### Required work
Identify each line holding the string "that" and copy it.

— Begin Items —

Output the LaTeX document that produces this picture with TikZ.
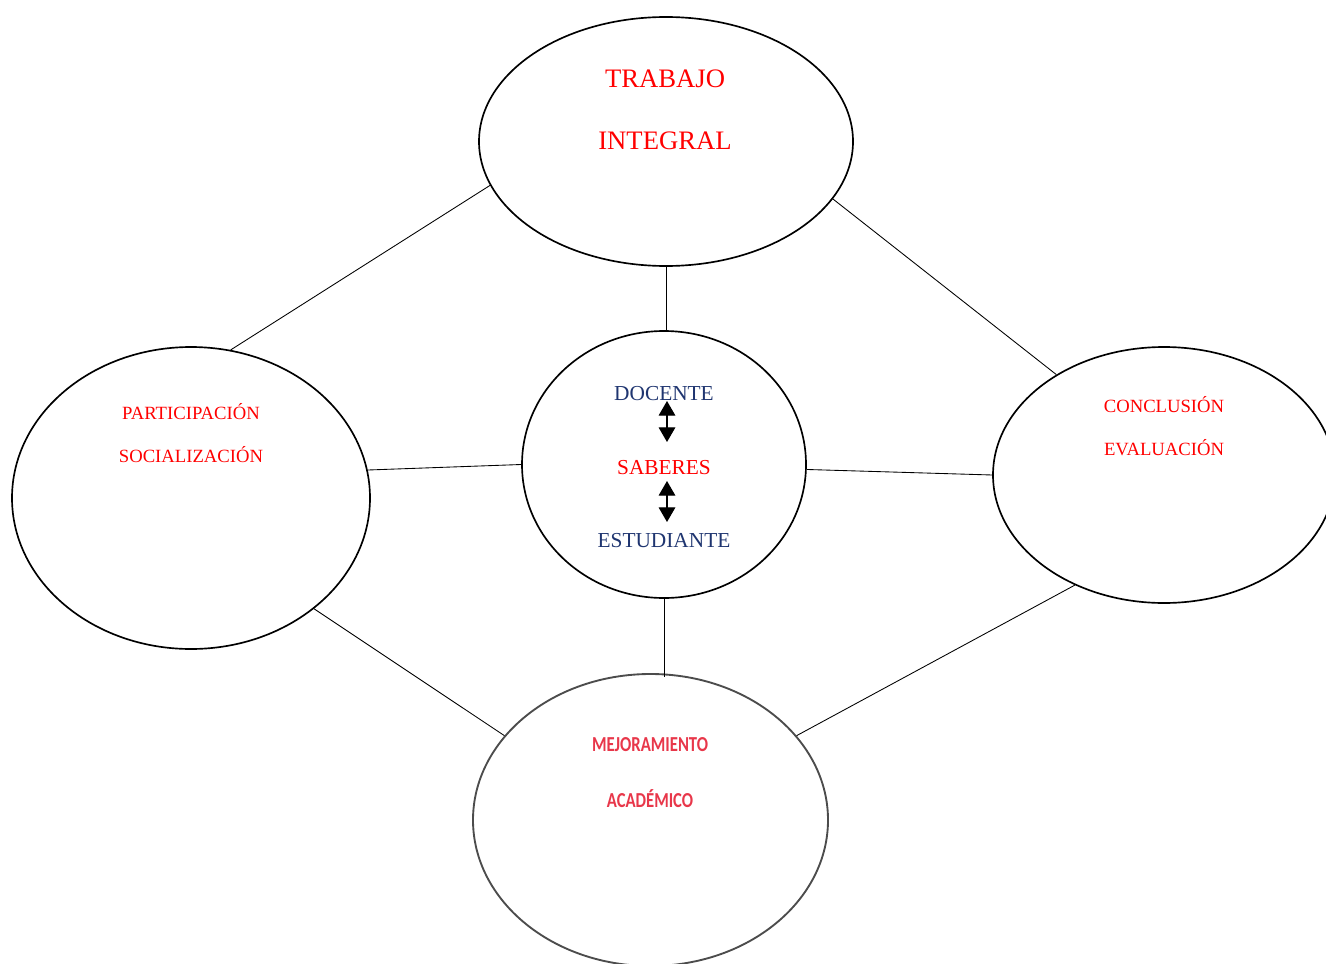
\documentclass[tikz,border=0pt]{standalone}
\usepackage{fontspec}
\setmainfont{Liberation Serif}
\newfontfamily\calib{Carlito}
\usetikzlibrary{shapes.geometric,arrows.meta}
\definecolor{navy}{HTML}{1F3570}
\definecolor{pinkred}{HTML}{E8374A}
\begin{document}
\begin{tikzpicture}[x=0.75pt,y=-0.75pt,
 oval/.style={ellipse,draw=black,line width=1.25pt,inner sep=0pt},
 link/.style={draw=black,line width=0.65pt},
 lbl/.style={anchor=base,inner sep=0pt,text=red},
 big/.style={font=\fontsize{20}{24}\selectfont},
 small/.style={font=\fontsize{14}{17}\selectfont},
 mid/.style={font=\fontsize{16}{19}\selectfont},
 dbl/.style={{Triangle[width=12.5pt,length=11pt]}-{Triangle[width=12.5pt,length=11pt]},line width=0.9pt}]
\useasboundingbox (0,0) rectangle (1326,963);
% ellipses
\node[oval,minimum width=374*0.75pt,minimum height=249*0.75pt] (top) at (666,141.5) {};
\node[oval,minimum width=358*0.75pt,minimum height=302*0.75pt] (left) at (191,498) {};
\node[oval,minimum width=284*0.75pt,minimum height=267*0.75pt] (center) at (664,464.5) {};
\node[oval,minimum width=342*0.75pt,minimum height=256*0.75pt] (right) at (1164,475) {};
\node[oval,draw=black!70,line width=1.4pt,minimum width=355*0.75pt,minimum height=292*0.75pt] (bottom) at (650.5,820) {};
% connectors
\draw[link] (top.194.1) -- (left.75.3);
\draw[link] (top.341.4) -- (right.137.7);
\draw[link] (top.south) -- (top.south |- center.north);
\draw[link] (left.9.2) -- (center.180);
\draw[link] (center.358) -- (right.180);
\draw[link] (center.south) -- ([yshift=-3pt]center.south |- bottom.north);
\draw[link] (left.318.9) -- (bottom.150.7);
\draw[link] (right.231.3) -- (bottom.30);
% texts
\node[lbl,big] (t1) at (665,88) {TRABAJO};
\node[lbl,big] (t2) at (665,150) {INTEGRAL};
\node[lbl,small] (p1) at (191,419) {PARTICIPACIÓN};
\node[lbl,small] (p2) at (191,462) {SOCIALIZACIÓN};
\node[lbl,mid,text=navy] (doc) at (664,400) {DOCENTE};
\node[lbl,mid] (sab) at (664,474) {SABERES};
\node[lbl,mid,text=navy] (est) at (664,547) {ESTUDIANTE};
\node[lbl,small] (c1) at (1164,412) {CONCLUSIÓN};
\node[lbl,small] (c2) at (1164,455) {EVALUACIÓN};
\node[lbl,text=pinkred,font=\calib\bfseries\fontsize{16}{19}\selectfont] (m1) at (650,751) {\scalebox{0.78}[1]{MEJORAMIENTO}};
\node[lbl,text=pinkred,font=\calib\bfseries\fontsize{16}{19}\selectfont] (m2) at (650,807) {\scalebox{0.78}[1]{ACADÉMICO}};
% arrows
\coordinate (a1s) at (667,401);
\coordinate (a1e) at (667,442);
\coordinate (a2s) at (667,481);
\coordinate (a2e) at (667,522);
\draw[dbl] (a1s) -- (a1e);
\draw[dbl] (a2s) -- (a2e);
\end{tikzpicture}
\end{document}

— End Items —
— Begin Items —

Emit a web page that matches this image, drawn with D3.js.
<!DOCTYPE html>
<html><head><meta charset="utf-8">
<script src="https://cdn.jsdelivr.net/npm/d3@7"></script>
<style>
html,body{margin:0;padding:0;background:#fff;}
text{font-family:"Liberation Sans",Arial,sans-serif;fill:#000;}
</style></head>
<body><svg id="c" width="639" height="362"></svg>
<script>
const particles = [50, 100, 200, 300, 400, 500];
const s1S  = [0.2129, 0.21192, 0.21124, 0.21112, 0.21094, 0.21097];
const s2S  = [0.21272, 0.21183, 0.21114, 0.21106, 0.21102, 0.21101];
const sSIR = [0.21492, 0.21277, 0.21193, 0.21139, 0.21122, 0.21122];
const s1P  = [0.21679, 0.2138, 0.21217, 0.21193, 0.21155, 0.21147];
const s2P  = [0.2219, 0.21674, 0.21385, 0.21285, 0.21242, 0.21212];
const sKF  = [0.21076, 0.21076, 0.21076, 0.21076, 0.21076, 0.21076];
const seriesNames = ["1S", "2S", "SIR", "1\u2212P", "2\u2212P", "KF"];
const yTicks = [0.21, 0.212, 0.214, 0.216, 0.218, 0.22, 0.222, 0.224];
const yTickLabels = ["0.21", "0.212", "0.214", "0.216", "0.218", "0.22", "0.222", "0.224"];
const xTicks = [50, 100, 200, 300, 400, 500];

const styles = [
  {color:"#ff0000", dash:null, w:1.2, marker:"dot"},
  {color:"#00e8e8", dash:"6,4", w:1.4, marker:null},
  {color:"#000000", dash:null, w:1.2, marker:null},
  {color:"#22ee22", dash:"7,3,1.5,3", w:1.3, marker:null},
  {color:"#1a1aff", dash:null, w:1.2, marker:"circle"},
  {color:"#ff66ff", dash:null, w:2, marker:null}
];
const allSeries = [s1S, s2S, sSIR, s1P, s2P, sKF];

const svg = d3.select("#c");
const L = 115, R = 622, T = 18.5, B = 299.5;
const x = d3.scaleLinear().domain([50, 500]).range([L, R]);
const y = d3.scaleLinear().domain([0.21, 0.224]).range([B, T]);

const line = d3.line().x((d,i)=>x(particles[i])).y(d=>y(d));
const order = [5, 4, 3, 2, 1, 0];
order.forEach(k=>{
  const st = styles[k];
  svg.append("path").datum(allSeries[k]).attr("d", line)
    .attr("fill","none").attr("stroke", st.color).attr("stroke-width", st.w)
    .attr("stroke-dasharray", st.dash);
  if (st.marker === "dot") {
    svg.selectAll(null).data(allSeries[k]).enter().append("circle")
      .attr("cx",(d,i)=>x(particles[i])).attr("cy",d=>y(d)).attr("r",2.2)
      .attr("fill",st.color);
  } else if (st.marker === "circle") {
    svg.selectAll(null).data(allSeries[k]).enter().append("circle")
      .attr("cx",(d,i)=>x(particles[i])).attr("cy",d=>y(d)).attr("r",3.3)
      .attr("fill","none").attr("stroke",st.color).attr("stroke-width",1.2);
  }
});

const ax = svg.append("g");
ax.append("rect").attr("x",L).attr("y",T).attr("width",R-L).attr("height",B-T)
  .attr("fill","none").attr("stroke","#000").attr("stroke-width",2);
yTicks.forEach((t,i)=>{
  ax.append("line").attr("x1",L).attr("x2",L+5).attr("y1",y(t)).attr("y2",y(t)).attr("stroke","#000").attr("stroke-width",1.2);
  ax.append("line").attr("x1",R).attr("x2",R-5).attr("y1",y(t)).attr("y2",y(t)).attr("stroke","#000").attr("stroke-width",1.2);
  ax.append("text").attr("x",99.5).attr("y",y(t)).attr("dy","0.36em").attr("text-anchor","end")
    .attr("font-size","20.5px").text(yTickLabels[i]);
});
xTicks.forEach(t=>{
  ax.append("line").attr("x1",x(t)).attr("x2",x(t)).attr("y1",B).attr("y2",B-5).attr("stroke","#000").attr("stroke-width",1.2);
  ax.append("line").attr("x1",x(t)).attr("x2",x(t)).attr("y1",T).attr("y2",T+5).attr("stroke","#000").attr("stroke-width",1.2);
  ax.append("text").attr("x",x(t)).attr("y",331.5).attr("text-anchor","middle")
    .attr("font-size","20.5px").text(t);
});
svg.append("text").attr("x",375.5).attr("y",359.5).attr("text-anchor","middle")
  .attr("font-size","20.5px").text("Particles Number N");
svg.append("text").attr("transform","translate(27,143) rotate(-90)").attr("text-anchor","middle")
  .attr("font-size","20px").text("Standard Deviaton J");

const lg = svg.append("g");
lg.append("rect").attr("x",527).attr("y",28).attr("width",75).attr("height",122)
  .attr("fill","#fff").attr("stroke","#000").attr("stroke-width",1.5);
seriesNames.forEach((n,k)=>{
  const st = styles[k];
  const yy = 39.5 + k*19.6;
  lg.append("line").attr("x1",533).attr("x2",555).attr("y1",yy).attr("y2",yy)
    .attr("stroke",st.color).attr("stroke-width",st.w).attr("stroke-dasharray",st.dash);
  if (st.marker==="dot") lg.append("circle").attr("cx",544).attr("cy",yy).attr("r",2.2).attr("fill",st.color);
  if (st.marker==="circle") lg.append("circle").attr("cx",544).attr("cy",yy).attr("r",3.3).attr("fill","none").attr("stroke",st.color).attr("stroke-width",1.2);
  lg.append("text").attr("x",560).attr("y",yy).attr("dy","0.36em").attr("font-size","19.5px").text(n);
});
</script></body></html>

— End Items —

### Reply
Output the LaTeX document that produces this picture with TikZ.
Emit a web page that matches this image, drawn with D3.js.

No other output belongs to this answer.